The Montreal Canadiens, from the head coach right on down, have their heads spinning right now trying to figure out what on earth has happened.
How did a team expected to challenge for the Stanley Cup become such a shell of its former self? One that has no confidence, cohesion, or co-anything right now, and is questioning every little thing they do on the ice?
It's not as if this has happened overnight, and if Saturday night's 2-1 loss to the Flyers had come after three wins in a row, it would have been easy to be pleased with the effort because aside from the second period, the Habs played pretty decent. Not great, but decent.
Except that second period was horrendous, and it's become a recurring theme this season that the Canadiens take at least one, if not two periods off per game. Earlier in the year they were able to get away with it, as they did in Philadelphia in the third game of the season.
But no longer.
"It’s been a problem from early in the season," said Habs captain Saku Koivu, one of the only players to give it everything on every shift in this game. "We won some games, but it was only a couple of times that we really played 60 minutes. I mean more the defensive effort and playing without big mistakes in our own zone. Our skills haven’t gone anywhere so we have to believe we can create some offence. But right now we really have to forget that part and concentrate on team defence and making sure the puck gets out of our zone."
It's a simple concept really, one that everyone in the Habs room knows because they've heard it repeated to death over this stretch of four losses in five games, and here it is: you can't score when the puck is in your end.

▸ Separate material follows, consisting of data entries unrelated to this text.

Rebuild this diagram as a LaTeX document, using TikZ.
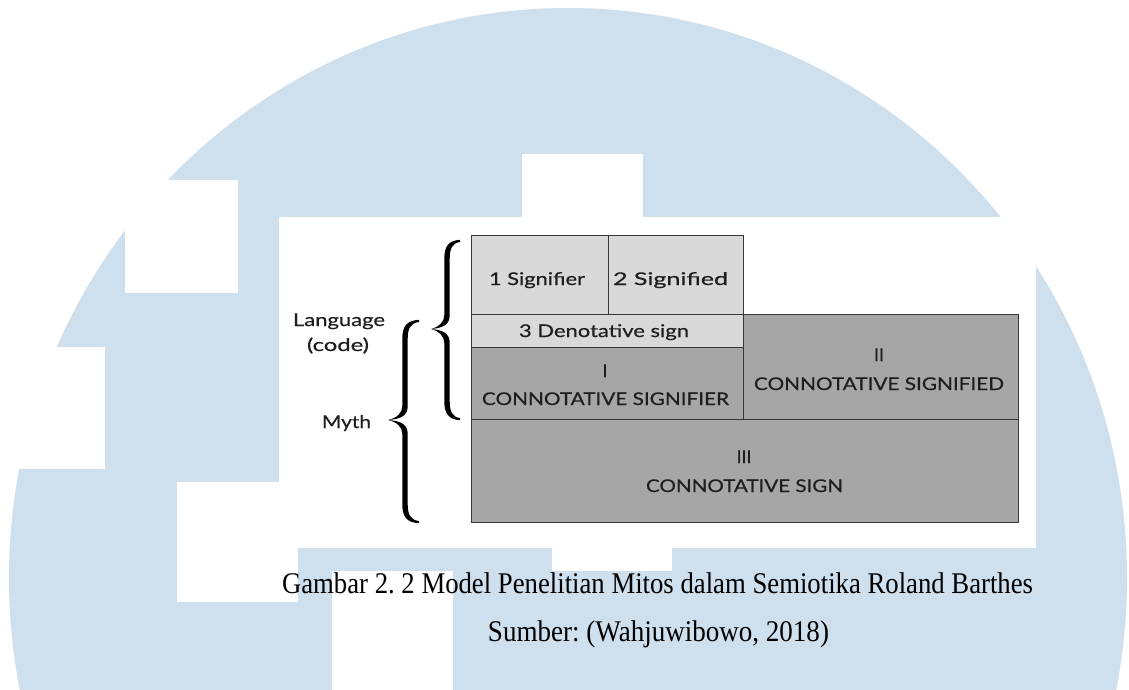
\documentclass[tikz,border=0pt]{standalone}
\usepackage{fontspec}
\usepackage{graphicx}
\setmainfont{Liberation Serif}
\newfontfamily\dgfont{Lato}[FakeBold=0.4]
\frenchspacing
\definecolor{wmblue}{RGB}{206,223,238}
\definecolor{lgray}{RGB}{217,217,217}
\definecolor{dgray}{RGB}{166,166,166}
\definecolor{edgecol}{RGB}{55,55,55}
\definecolor{txtcol}{RGB}{30,30,30}
\newcommand\tw[2]{\resizebox{#1pt}{\height}{#2}}
\newcommand\brc[6]{% #1 xc, #2 ytop, #3 ymid, #4 ybot, #5 xtip, #6 xend
\fill[black]
 (#6,#2+1) .. controls (#1+5,#2+2) and (#1+2.7,#2+8) .. (#1+2.7,#2+18)
 -- (#1+2.7,#3-14)
 .. controls (#1+2.7,#3-5) and (#1-3,#3-1) .. (#5,#3)
 .. controls (#1-3,#3+1) and (#1+2.7,#3+5) .. (#1+2.7,#3+14)
 -- (#1+2.7,#4-18)
 .. controls (#1+2.7,#4-8) and (#1+5,#4-2) .. (#6,#4-1)
 -- (#6,#4+1.2)
 .. controls (#1+1,#4+0.5) and (#1-2.7,#4-6) .. (#1-2.7,#4-18)
 -- (#1-2.7,#3+14)
 .. controls (#1-2.7,#3+7) and (#1-8,#3+2) .. (#5,#3)
 .. controls (#1-8,#3-2) and (#1-2.7,#3-7) .. (#1-2.7,#3-14)
 -- (#1-2.7,#2+18)
 .. controls (#1-2.7,#2+6) and (#1+1,#2-0.5) .. (#6,#2-1.2) -- cycle;}

\begin{document}
\begin{tikzpicture}[x=1pt,y=-1pt,
  lbox/.style={draw=edgecol, line width=1pt, fill=lgray, inner sep=0pt, anchor=north west},
  dbox/.style={draw=edgecol, line width=1pt, fill=dgray, inner sep=0pt, anchor=north west},
  dtxt/.style={font=\dgfont\fontsize{17.5}{19}\selectfont, text=txtcol, inner sep=0pt, anchor=base},
  captxt/.style={font=\fontsize{30}{32}\selectfont, text=black, inner sep=0pt, anchor=base}]
\useasboundingbox (0,0) rectangle (1129,690);
\clip (0,0) rectangle (1129,690);
% watermark
\fill[wmblue] (568,578) ellipse [x radius=559pt, y radius=570pt];
\fill[white] (279,217) rectangle (1036,548);
\fill[white] (177,482) rectangle (298,602);
\fill[white] (332,571) rectangle (453,690);
\fill[white] (552,548) rectangle (672,571);
\fill[white] (522,154) rectangle (643,217);
\fill[white] (125,180) rectangle (238,293);
\fill[white] (0,347) rectangle (105,469);
% boxes
\node[lbox, minimum width=137pt, minimum height=79pt] (sig1) at (471,235) {};
\node[lbox, minimum width=135pt, minimum height=79pt] (sig2) at (608,235) {};
\node[lbox, minimum width=272pt, minimum height=33pt] (den) at (471,314) {};
\node[dbox, minimum width=275pt, minimum height=105pt] (csd) at (743,314) {};
\node[dbox, minimum width=272pt, minimum height=72pt] (csr) at (471,347) {};
\node[dbox, minimum width=547pt, minimum height=103pt] (cs) at (471,419) {};
% texts
\node[dtxt] (t1) at (537,285) {\tw{96}{1 Signifier}};
\node[dtxt] (t2) at (670.5,285) {\tw{115}{2 Signified}};
\node[dtxt] (t3) at (604,337) {\tw{170}{3 Denotative sign}};
\node[dtxt] (t4a) at (605,377) {I};
\node[dtxt] (t4b) at (605.5,405) {\tw{247}{CONNOTATIVE SIGNIFIER}};
\node[dtxt] (t5a) at (879,361) {II};
\node[dtxt] (t5b) at (879,390) {\tw{250}{CONNOTATIVE SIGNIFIED}};
\node[dtxt] (t6a) at (744,463) {III};
\node[dtxt] (t6b) at (744.5,492) {\tw{197}{CONNOTATIVE SIGN}};
\node[dtxt] (lang) at (339,326) {\tw{92}{Language}};
\node[dtxt] (code) at (338,351) {\tw{62}{(code)}};
\node[dtxt] (myth) at (346.5,428) {\tw{49}{Myth}};
% braces
\brc{447}{241}{329}{419}{431}{460}
\brc{405}{321}{420}{522}{388}{419}
% caption
\node[captxt] (cap1) at (657.5,593) {\tw{751}{Gambar 2. 2 Model Penelitian Mitos dalam Semiotika Roland Barthes}};
\node[captxt] (cap2) at (658.5,641) {\tw{341}{Sumber: (Wahjuwibowo, 2018)}};
\end{tikzpicture}
\end{document}
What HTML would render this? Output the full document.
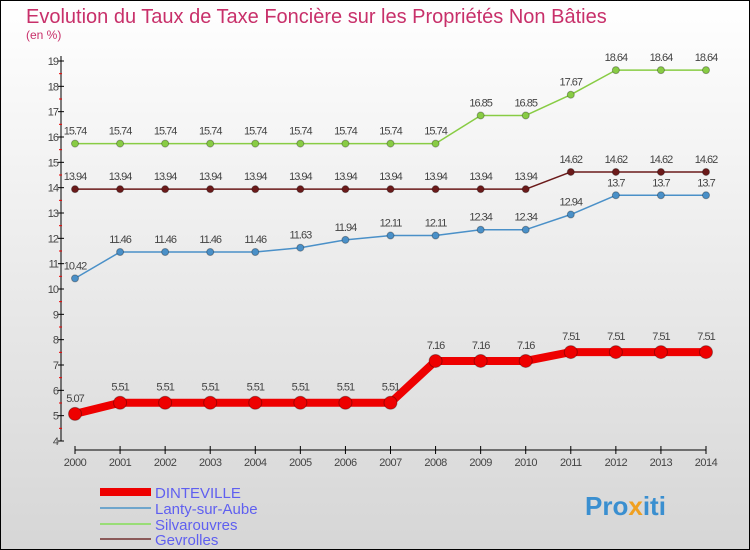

The Canadiens repeatedly get caught trying to make a pass that is too cute coming out of the zone. A few of those invariably become turnovers that, even if they don't wind up in your own net, force you to play without the puck for a while longer.
Here's how Josh Gorges sums it up:
"When you don’t get the puck out and you lose a battle, you spend an extra 30 seconds in your zone. By the time you get it out, you don’t even have enough energy to go in on the offence. You just dump it in and change and they get the puck back. So we’re killing ourselves and not using our assets by not winning the battles down low in our end."
Pretty basic stuff, no? But for some reason, these guys aren't getting it, and head coach Guy Carbonneau is starting to get worried. And more importantly, he's getting very annoyed.
"I think we’re relying too much on what we did last year, both as a team and as individual players," he said. "We did some nice things last year, but last year is last year. When you start a new season you don’t start with 20 goals or 13 assists or 40 assists, you start at zero. You have to work for those points, and right now we have guys who think they’re working, but they’re not working."
Just after saying that, though, Carbonneau referred to how his team had to find the "tempo from last year," and earlier he referre tohow his team has proven it can bounce back from tough stretches.
So maybe his players aren't the only ones guilty of using last season's tremendous record as a launching point.